PAUL’S SHOWING DEFINITE SIGNS
of mental problems. First off, he doesn’t leave the house. Not really. I mean, he walks across the street to get a double Americano at the little coffee place every day. And he occasionally goes with me to the movies or we go to dinner at one or two places that he favors—one of them in East L.A., miles from any Hollywood types. But unless he’s getting on a plane, he can usually be found sitting behind his desk. All. Day. Long. When I leave for work (that is,
when
I work—I’m down to only two days a week), he is sitting there. And when I return, he is sitting there. Looking at his computer. I try not to say too much about it, afraid to push him over the edge.

“How was your day?” I ask, like he had a “day” in the way the word is commonly used.

“Fine,” he says. At least he
tries
to make it sound like he was productive. “I got some work done on the script.” He means for his animated movie.

“Oh, yeah?
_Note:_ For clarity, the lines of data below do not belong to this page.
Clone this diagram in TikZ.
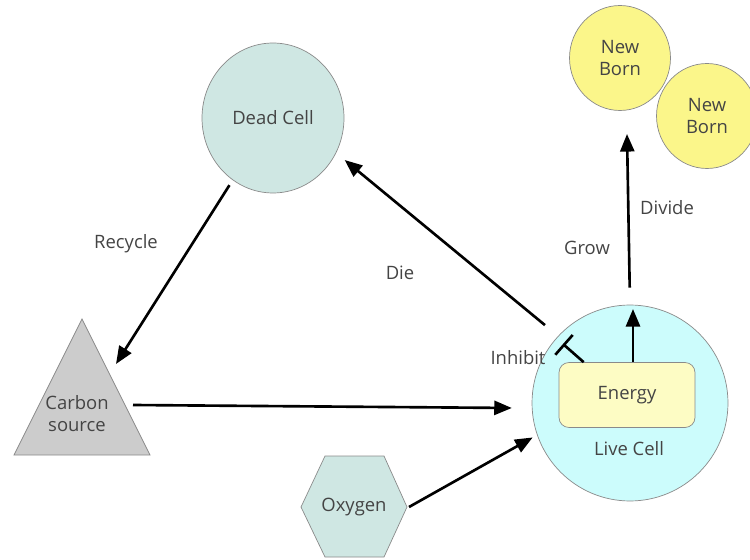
\documentclass[tikz,border=0pt]{standalone}
\usepackage{fontspec}
\setmainfont{Open Sans}
\usetikzlibrary{shapes.geometric,arrows.meta,positioning}

\definecolor{txtgray}{HTML}{444444}
\definecolor{edgegray}{HTML}{8A8A8A}
\definecolor{deadfill}{HTML}{CFE7E3}
\definecolor{bornfill}{HTML}{FBF68A}
\definecolor{livefill}{HTML}{CCFCFC}
\definecolor{energyfill}{HTML}{FDFCC4}
\definecolor{carbonfill}{HTML}{CCCCCC}

\begin{document}
\begin{tikzpicture}[
    x=0.02cm, y=-0.02cm,
    every node/.style={font=\fontsize{10.5}{12.5}\selectfont, text=txtgray, align=center},
    cell/.style={ellipse, draw=edgegray, fill=deadfill, minimum width=2.84cm, minimum height=3.0cm},
    born/.style={ellipse, draw=edgegray, fill=bornfill, minimum width=2.02cm, minimum height=2.1cm},
    live/.style={circle, draw=edgegray, fill=livefill, minimum size=3.92cm},
    energy/.style={rectangle, rounded corners=0.2cm, draw=edgegray, fill=energyfill, minimum width=2.72cm, minimum height=1.3cm},
    lbl/.style={inner sep=1pt},
    arr/.style={-{Triangle[length=10pt,width=8pt]}, line width=1.5pt, black},
    inh/.style={-{Bar[width=15pt,line width=1.5pt]}, line width=1.5pt, black}
]
    \useasboundingbox (0,0) rectangle (750,560);

    % Cells
    \node[cell] (dead) at (273,118) {Dead Cell};
    \node[born] (nb2) at (707,116) {New\\Born};
    \node[born] (nb1) at (620,58) {New\\Born};
    \node[live] (live) at (630,403) {};
    \node[energy] (energy) at (627,395) {Energy};
    \node[lbl] (livelbl) at (629,449) {Live Cell};

    % Carbon source
    \draw[draw=edgegray, fill=carbonfill] (82,319) -- (150,455) -- (14,455) -- cycle;
    \node[lbl] (carbon) at (77,414) {Carbon\\source};
    \coordinate (carbonin) at (116,364);
    \coordinate (carbonout) at (133,405);

    % Oxygen
    \draw[draw=edgegray, fill=deadfill] (301,507) -- (325,456) -- (384,456) -- (407,507) -- (384,557) -- (325,557) -- cycle;
    \node[lbl] (oxygen) at (354,507) {Oxygen};
    \coordinate (oxout) at (409,507);

    % Connections
    \draw[arr, shorten <=0.12cm] (dead.237) -- (carbonin);
    \draw[arr, shorten >=0.4cm] (carbonout) -- (live.183);
    \draw[arr, shorten >=0.1cm] (oxout) -- (live.199);
    \draw[arr, shorten <=0.34cm, shorten >=0.22cm] (live.137.5) -- (dead.331);
    \coordinate (growtip) at (633,309);
    \draw[arr] (energy.north -| growtip) -- (growtip);
    \coordinate (dividetip) at (627,134);
    \draw[arr, shorten <=0.34cm] (live.north) -- (dividetip);
    \coordinate (inhtip) at (563,344);
    \draw[inh] ([xshift=0.5cm]energy.north west) -- (inhtip);

    % Labels
    \node[lbl] (recycle) at (126,244) {Recycle};
    \node[lbl] (die) at (400,273) {Die};
    \node[lbl] (grow) at (587,248) {Grow};
    \node[lbl] (divide) at (667,208) {Divide};
    \node[lbl] (inhibit) at (518,358) {Inhibit};
\end{tikzpicture}
\end{document}
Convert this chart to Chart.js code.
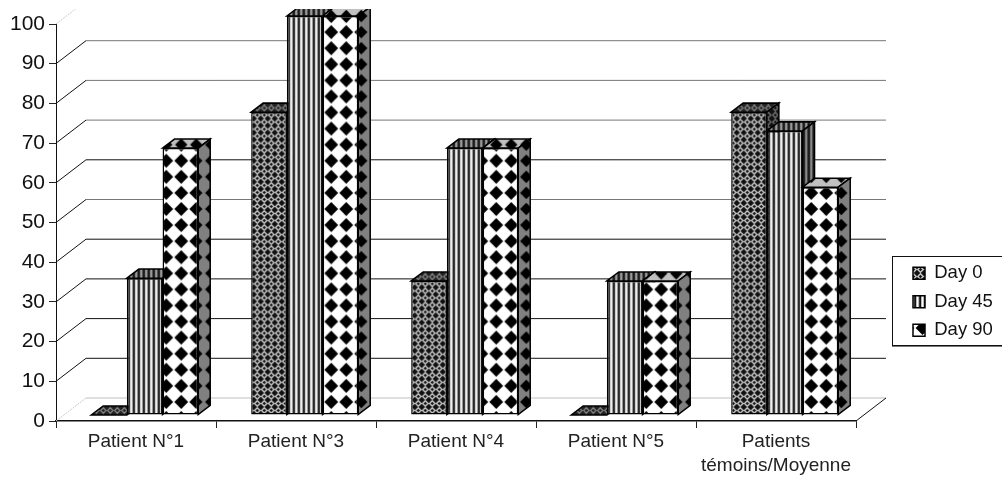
<!DOCTYPE html>
<html><head><meta charset="utf-8">
<style>html,body{margin:0;padding:0;background:#fff}canvas{display:block}</style>
<script src="https://cdn.jsdelivr.net/npm/chart.js@4"></script>
</head><body><canvas id="c" width="1002" height="483"></canvas>
<script>
const categories = ['Patient N°1','Patient N°3','Patient N°4','Patient N°5',['Patients','témoins/Moyenne']];
const day0 = [0,75.9,33.6,0,75.9];
const day45 = [34.3,100,66.9,33.6,71.2];
const day90 = [66.9,100,66.9,33.6,57.1];
const seriesNames = ['Day 0','Day 45','Day 90'];
const yTicksStep = 10;

function tile(w,h,draw){const c=document.createElement('canvas');c.width=w;c.height=h;draw(c.getContext('2d'),w,h);return document.createElement('canvas').getContext('2d').createPattern(c,'repeat');}
function lattice(bg,dot,lw){return tile(7,7,(g,w,h)=>{g.fillStyle=bg;g.fillRect(0,0,w,h);g.strokeStyle=dot;g.lineWidth=lw;
  g.beginPath();g.moveTo(3.5,0.8);g.lineTo(6.2,3.5);g.lineTo(3.5,6.2);g.lineTo(0.8,3.5);g.closePath();g.stroke();});}
function stripes(cols){return tile(cols.length,2,(g,w,h)=>{cols.forEach((c,i)=>{g.fillStyle=c;g.fillRect(i,0,1,h);});});}
function diamonds(bg,r,w=15,h=16){return tile(w,h,(g)=>{g.fillStyle=bg;g.fillRect(0,0,w,h);g.fillStyle='#000';
  g.beginPath();g.moveTo(w/2,h/2-r);g.lineTo(w/2+r,h/2);g.lineTo(w/2,h/2+r);g.lineTo(w/2-r,h/2);g.closePath();g.fill();});}

const front=[lattice('#111','#c4c4c4',1.5),stripes(['#111','#bbb','#fff','#bbb','#333']),diamonds('#fff',6.9)];
const topF=[lattice('#222','#888',1.3),stripes(['#111','#777','#aaa','#666','#222']),diamonds('#c0c0c0',6.2)];
const sideF=[lattice('#111','#777',1.3),stripes(['#111','#666','#999','#555','#222']),diamonds('#808080',6.2)];

const depthPlane={dx:30,dy:-23}, barShift={dx:8.7,dy:-6,sy:1.005}, barDepth={dx:12,dy:-9};
const grayLines=[90,80,70,50];

const scene={id:'scene',
  afterLayout(chart){const L=chart.legend;L.left=903;L.right=1002;L.top=254;L.bottom=400;L.width=99;L.height=146;},
  beforeDatasetsDraw(chart){
    const {ctx,scales:{x,y}}=chart;
    ctx.save();
    ctx.beginPath();ctx.rect(0,9,1002,474);ctx.clip();
    const l=x.left,r=x.right,P=depthPlane;
    y.ticks.forEach(t=>{const v=t.value,py=y.getPixelForValue(v);
      const faint=(v===0||v===100);
      ctx.lineWidth=1;
      ctx.setLineDash(faint?[2,1]:[]);
      ctx.strokeStyle=faint?'#c8c8c8':'#111';
      ctx.beginPath();ctx.moveTo(l,py);ctx.lineTo(l+P.dx,py+P.dy);ctx.stroke();
      ctx.setLineDash([]);
      ctx.strokeStyle=faint?'#c0c0c0':(grayLines.includes(v)?'#777':'#111');
      ctx.beginPath();ctx.moveTo(l+P.dx,py+P.dy);ctx.lineTo(r+P.dx,py+P.dy);ctx.stroke();
    });
    const y0=y.getPixelForValue(0);
    ctx.strokeStyle='#111';ctx.beginPath();ctx.moveTo(r,y0);ctx.lineTo(r+P.dx,y0+P.dy);ctx.stroke();
    ctx.translate(barShift.dx,barShift.dy+y0);ctx.scale(1,barShift.sy);ctx.translate(0,-y0);
    const D=barDepth;
    [0,1,2].forEach(i=>{
      const meta=chart.getDatasetMeta(i);
      meta.data.forEach(b=>{
        const L=b.x-b.width/2,R=b.x+b.width/2,T=b.y,B=b.base;
        ctx.lineWidth=1.5;ctx.strokeStyle='#000';ctx.lineJoin='miter';
        ctx.fillStyle=topF[i];ctx.beginPath();ctx.moveTo(L,T);ctx.lineTo(L+D.dx,T+D.dy);ctx.lineTo(R+D.dx,T+D.dy);ctx.lineTo(R,T);ctx.closePath();ctx.fill();ctx.stroke();
        if(B-T>0.5){ctx.fillStyle=sideF[i];ctx.beginPath();ctx.moveTo(R,T);ctx.lineTo(R+D.dx,T+D.dy);ctx.lineTo(R+D.dx,B+D.dy);ctx.lineTo(R,B);ctx.closePath();ctx.fill();ctx.stroke();}
      });
      meta.controller.draw();
    });
    ctx.restore();
    return false;
  },
  afterDraw(chart){const {ctx}=chart;ctx.save();
    ctx.strokeStyle='#111';ctx.lineWidth=1;ctx.strokeRect(892.5,256.5,120,89);
    ctx.strokeStyle='#777';ctx.beginPath();ctx.moveTo(892,346.5);ctx.lineTo(1002,346.5);ctx.stroke();
    ctx.restore();}
};

new Chart(document.getElementById('c'),{
  type:'bar',
  data:{labels:categories,datasets:[day0,day45,day90].map((d,i)=>({label:seriesNames[i],data:d,backgroundColor:front[i],borderColor:'#000',borderWidth:1.5,borderSkipped:false}))},
  plugins:[scene],
  options:{
    responsive:false,animation:false,events:[],
    layout:{padding:{top:24,left:0,right:146,bottom:0}},
    datasets:{bar:{categoryPercentage:0.669,barPercentage:1}},
    plugins:{tooltip:{enabled:false},title:{display:false},
      legend:{display:true,position:'chartArea',align:'start',
        labels:{boxWidth:12,boxHeight:12,padding:10,color:'#111',font:{family:'Liberation Sans',size:18.5}}}},
    scales:{
      x:{offset:true,afterFit:s=>{s.height=62;},
        grid:{offset:true,drawOnChartArea:false,drawTicks:true,tickLength:7,color:'#222',lineWidth:1},
        border:{display:true,color:'#111',width:1.5},
        ticks:{color:'#222',padding:2,maxRotation:0,autoSkip:false,font:{family:'Liberation Sans',size:19,lineHeight:1.26}}},
      y:{min:0,max:100,afterFit:s=>{s.width=56;},
        grid:{drawOnChartArea:false,tickLength:7,color:'#222',lineWidth:1},
        border:{display:true,color:'#111',width:1},
        ticks:{stepSize:yTicksStep,color:'#111',padding:4,font:{family:'Liberation Sans',size:21}}}
    }
  }
});
</script></body></html>
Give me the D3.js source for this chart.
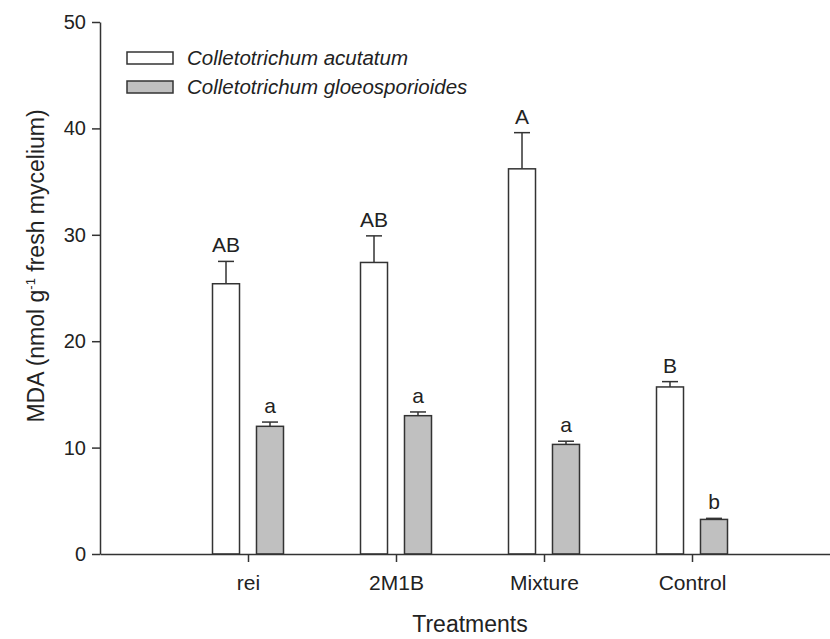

How’s it coming?” I try to sound interested. It’s painful to go through the motions like this, but what other choice do I have? I can’t let loose with a bunch of my fear and say what I really think—
When is something going to happen? You’re going crazy! You need therapy! We can’t go on like this!
It would be counterproductive. I used to think being married to a tortured, mentally ill artist seemed romantic, like in that French movie
Betty Blue
or something. Not
anymore. (It took a couple of decades, but my twenties are finally over.)

It’s beginning to dawn on me that Paul’s agoraphobic. “I’m a hermit,” he says. But that’s just a nice way of putting it. I used to wonder exactly how people executed agoraphobia. Did they literally never leave the house?

Now I know—they just don’t leave the house
unless they absolutely have to
. Which, on a day-to-day basis, appears simply as a “preference” to “hang out” at home. Do they not talk to anyone? No, they just arrange their lives so that they’re usually only talking to someone they already know. Well.

Sam is a little young to do the math on why Paul has been home so much but I’m aware that he’s probably picking up at least some of the tension around here. It helps that he lives at Dan’s half the week, but still, things need to change.

Finally, six months into the marriage, six months without a job for him, and six months without ever being at home alone for me, we get some relief. Paul is going to direct another music video for the British Pop Star. This is good for two reasons. One, it’ll help him rediscover his ability to manifest work. And two, it’s going to be in India.

“You
have
to take me,” I say when he tells me they’re paying his hotel and airfare. This doesn’t sound nearly as much like a polite request as I wanted it to. “I’ll pay for my ticket. And stow away in your room.”